Fare memoria delle vittime dell’alluvione non significa però semplicemente ritornare al passato. Il loro ricordo ci sprona a guardare al futuro con speranza. Credo che le comunità cristiane abbiano il dovere di aiutare i credenti di oggi a porsi alcuni interrogativi, per ricavare dalla prova vissuta utili insegnamenti per l’oggi, per il modo di sentirsi chiesa oggi, per il modo di vivere la fede oggi, individualmente e comunitariamente, e così imparare a “trovare Dio” dentro le situazioni storiche in cui siamo chiamati a vivere attualmente. Vi propongo allora alcune domande, a cui vale la pena di soffermarsi e che chiedo di riprendere attraverso momenti di riflessione, che potrete provvedere nelle vostre parrocchie.

  • Quale insegnamento abbiamo imparato dalla sciagura che ha colpito la Valle trent’anni fa?
  • La provvidenza di Dio nei giorni della prova si è fatta palpabile attraverso tanti segni. Siamo disposti a riconoscere la mano di Dio attiva nel nostro tempo o crediamo che basti l’uomo con le sue tecniche ad affrontare le situazioni complesse o avverse?
  • Tanti nostri fratelli, nei giorni dell’alluvione, hanno perso tutto a livello materiale. I loro beni si sono improvvisamente annullati, ma non hanno rinunciato alla gioia dell’amore familiare, ai legami amicali con la comunità di fede. Noi oggi viviamo nel benessere, tentati di aggrapparci alle sicurezze materiali che possediamo. Siamo sicuri che la felicità non deriva dai beni materiali ed economici, dalla quantità delle risorse materiali, ma dalla capacità di vivere intensamente la fraternità, usando anche i nostri beni in funzione di questa fraternità?
  • Nei giorni della tragica frana abbiamo sperimentato una generosa solidarietà da parte di tante persone, istituzioni e associazioni, da ogni parte d’Italia. Siamo noi disposti ad altrettanti gesti di solidarietà e di accoglienza nei confronti di quanti oggi sono provati: terremotati, profughi, immigrati, persone sole e bisognose?
  • La fede nella presenza amorosa di Dio, che passa attraverso le ferite dell’umanità, ha permesso, trent’anni fa, di attraversare i giorni della prova con un coraggio indomito, nella certezza che Dio è con noi nell’ora della prova.

La nostra fede in Dio manifestata nell’ adesione a Gesù Cristo, presente oggi nella sua Chiesa, è ancora così profondamente radicata? Come possiamo aiutarci per crescere nel cammino della fede?

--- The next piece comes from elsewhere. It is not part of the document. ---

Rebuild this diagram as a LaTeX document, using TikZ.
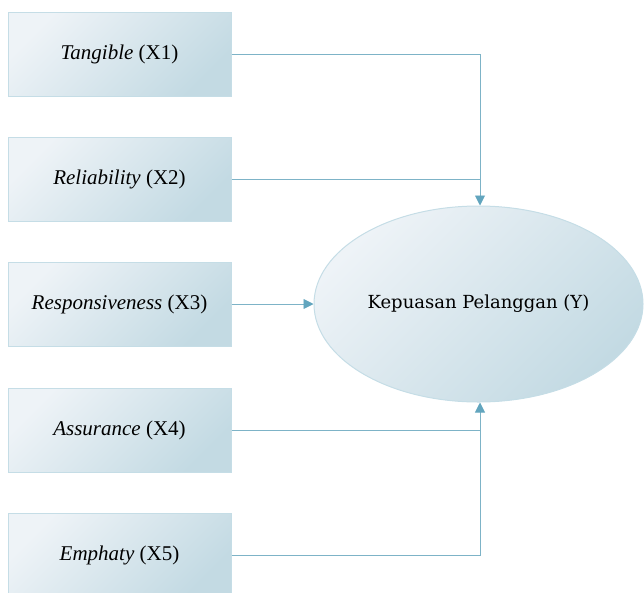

Sono domande che non possono essere date per scontate, ma che richiedono tempo per essere pazientemente rielaborate, se crediamo che il Signore, proprio attraverso quel alluvione, possa averci parlato e soprattutto se crediamo che la fede in Lui possa aiutarci a vivere oggi, qui, nel nostro territorio, con le nuove sfide, da cui siamo interpellati. “Chi rimane in me e io in lui, porta molto frutto, perché senza di me non potete far nulla”. La nostra gente  ha una fede ben radicata, ma tutti comprendiamo che per essere autentica deve poter illuminare la nostra situazione attuale e dare risposte significative alle tante domande di senso che ci interpellano e ci inquietano. I nostri I giovani hanno bisogno di essere aiutati dalle Comunità a entrare in un rapporto vivo con Gesù cristo, signore della storia, hanno bisogno di trovare in noi dei testimoni della bontà di dio e della sua misericordia, che ci consola in ogni nostra tribolazione e ci invita  a una vita fondata sulla solidarietà e sul dono eucaristico di noi stessi.